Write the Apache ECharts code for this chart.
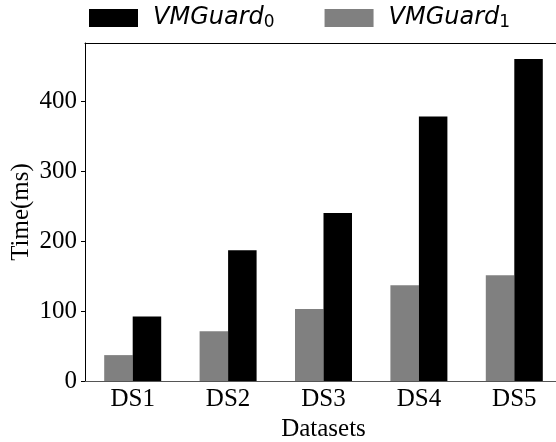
<!DOCTYPE html>
<html><head><meta charset="utf-8">
<script src="https://cdn.jsdelivr.net/npm/echarts@6/dist/echarts.min.js"></script>
<style>html,body{margin:0;padding:0;background:#fff;overflow:hidden;}#c{width:556px;height:442px;}</style>
</head><body><div id="c"></div>
<script>
const categories = ['DS1','DS2','DS3','DS4','DS5'];
const vmguard0 = [92, 187, 240, 378, 460];
const vmguard1 = [37, 71, 103, 137, 151];
const yTicks = [0, 100, 200, 300, 400];

const chart = echarts.init(document.getElementById('c'), null, {renderer:'canvas', width: 556, height: 442});
const serif = 'Liberation Serif';
chart.setOption({
  animation: false,
  backgroundColor: '#fff',
  legend: {
    left: 89, top: 6, padding: 0,
    itemWidth: 49, itemHeight: 18, itemGap: 50,
    selectedMode: false,
    icon: 'rect',
    data: ['VMGuard0_', 'VMGuard1_'],
    formatter: function(n){ return n === 'VMGuard0_' ? '{a|VMGuard}{b|0}' : '{a|VMGuard}{b|1}'; },
    textStyle: {
      rich: {
        a: {fontFamily: 'DejaVu Sans', fontStyle: 'italic', fontSize: 24, color: '#000', padding: [0,0,0,10]},
        b: {fontFamily: 'DejaVu Sans', fontSize: 17, color: '#000', padding: [10,0,0,0]}
      }
    }
  },
  grid: {left: 85, top: 43, width: 477, height: 338, containLabel: false, outerBoundsMode: 'none'},
  xAxis: [{
    type: 'category', data: categories,
    axisLine: {lineStyle: {color: '#555', width: 1}},
    axisTick: {alignWithLabel: true, length: 4, lineStyle: {color: '#000'}},
    axisLabel: {fontFamily: serif, fontSize: 25, color: '#000', margin: 6},
    name: 'Datasets', nameLocation: 'middle', nameGap: 36,
    nameTextStyle: {fontFamily: serif, fontSize: 25, color: '#000'}
  }, {
    type: 'category', data: categories, position: 'top',
    axisLine: {show: true, lineStyle: {color: '#000', width: 1}},
    axisTick: {show: false}, axisLabel: {show: false}
  }],
  yAxis: {
    type: 'value', min: 0, max: 483,
    axisLine: {show: true, lineStyle: {color: '#000', width: 1}},
    axisTick: {show: true, length: 4, lineStyle: {color: '#000'}, customValues: yTicks},
    splitLine: {show: false},
    axisLabel: {fontFamily: serif, fontSize: 25, color: '#000', margin: 8, customValues: yTicks},
    name: 'Time(ms)', nameLocation: 'middle', nameGap: 51, nameRotate: 90, nameMoveOverlap: false,
    nameTextStyle: {fontFamily: serif, fontSize: 25, color: '#000'}
  },
  series: [
    {name: 'VMGuard1_', type: 'bar', data: vmguard1, barWidth: 28.5, barGap: '0%',
     itemStyle: {color: '#808080'}},
    {name: 'VMGuard0_', type: 'bar', data: vmguard0, barWidth: 28.5, barGap: '0%',
     itemStyle: {color: '#000000'}}
  ]
});
</script></body></html>
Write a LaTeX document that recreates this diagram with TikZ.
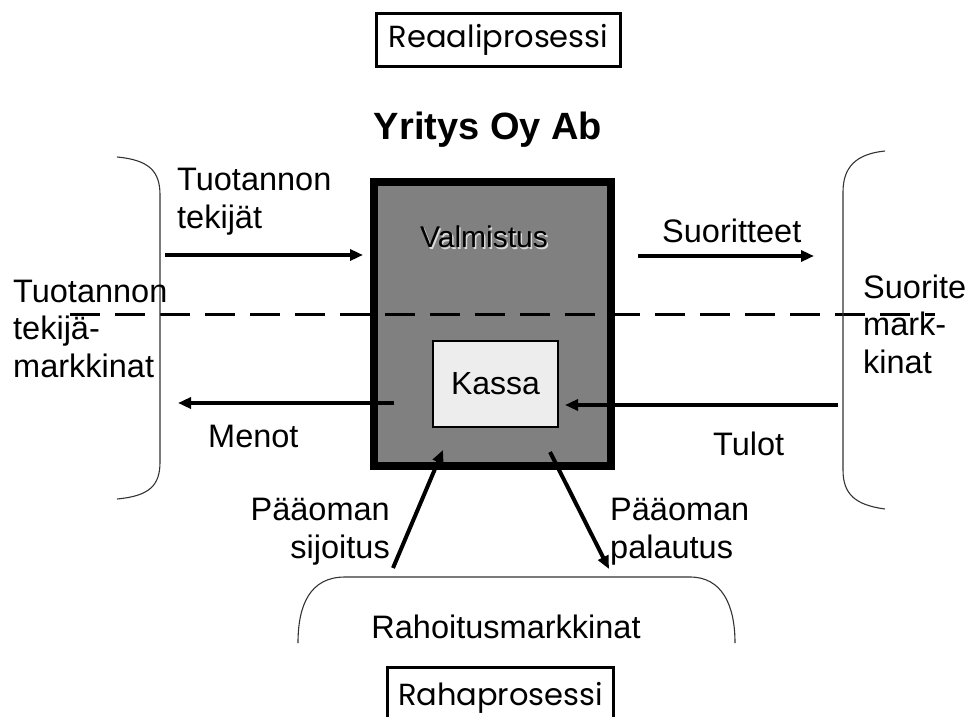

*WHAT THE TASK REQUIRES*.
Copy every record above exactly as written, but leave out the pictures.

*TASK RESPONSE*.
Write the Apache ECharts code for this chart.
<!DOCTYPE html>
<html><head><meta charset="utf-8">
<script src="https://cdn.jsdelivr.net/npm/echarts@6/dist/echarts.min.js"></script>
<style>html,body{margin:0;padding:0;background:#fff;overflow:hidden;}#c{width:556px;height:442px;}</style>
</head><body><div id="c"></div>
<script>
const categories = ['DS1','DS2','DS3','DS4','DS5'];
const vmguard0 = [92, 187, 240, 378, 460];
const vmguard1 = [37, 71, 103, 137, 151];
const yTicks = [0, 100, 200, 300, 400];

const chart = echarts.init(document.getElementById('c'), null, {renderer:'canvas', width: 556, height: 442});
const serif = 'Liberation Serif';
chart.setOption({
  animation: false,
  backgroundColor: '#fff',
  legend: {
    left: 89, top: 6, padding: 0,
    itemWidth: 49, itemHeight: 18, itemGap: 50,
    selectedMode: false,
    icon: 'rect',
    data: ['VMGuard0_', 'VMGuard1_'],
    formatter: function(n){ return n === 'VMGuard0_' ? '{a|VMGuard}{b|0}' : '{a|VMGuard}{b|1}'; },
    textStyle: {
      rich: {
        a: {fontFamily: 'DejaVu Sans', fontStyle: 'italic', fontSize: 24, color: '#000', padding: [0,0,0,10]},
        b: {fontFamily: 'DejaVu Sans', fontSize: 17, color: '#000', padding: [10,0,0,0]}
      }
    }
  },
  grid: {left: 85, top: 43, width: 477, height: 338, containLabel: false, outerBoundsMode: 'none'},
  xAxis: [{
    type: 'category', data: categories,
    axisLine: {lineStyle: {color: '#555', width: 1}},
    axisTick: {alignWithLabel: true, length: 4, lineStyle: {color: '#000'}},
    axisLabel: {fontFamily: serif, fontSize: 25, color: '#000', margin: 6},
    name: 'Datasets', nameLocation: 'middle', nameGap: 36,
    nameTextStyle: {fontFamily: serif, fontSize: 25, color: '#000'}
  }, {
    type: 'category', data: categories, position: 'top',
    axisLine: {show: true, lineStyle: {color: '#000', width: 1}},
    axisTick: {show: false}, axisLabel: {show: false}
  }],
  yAxis: {
    type: 'value', min: 0, max: 483,
    axisLine: {show: true, lineStyle: {color: '#000', width: 1}},
    axisTick: {show: true, length: 4, lineStyle: {color: '#000'}, customValues: yTicks},
    splitLine: {show: false},
    axisLabel: {fontFamily: serif, fontSize: 25, color: '#000', margin: 8, customValues: yTicks},
    name: 'Time(ms)', nameLocation: 'middle', nameGap: 51, nameRotate: 90, nameMoveOverlap: false,
    nameTextStyle: {fontFamily: serif, fontSize: 25, color: '#000'}
  },
  series: [
    {name: 'VMGuard1_', type: 'bar', data: vmguard1, barWidth: 28.5, barGap: '0%',
     itemStyle: {color: '#808080'}},
    {name: 'VMGuard0_', type: 'bar', data: vmguard0, barWidth: 28.5, barGap: '0%',
     itemStyle: {color: '#000000'}}
  ]
});
</script></body></html>
Write a LaTeX document that recreates this diagram with TikZ.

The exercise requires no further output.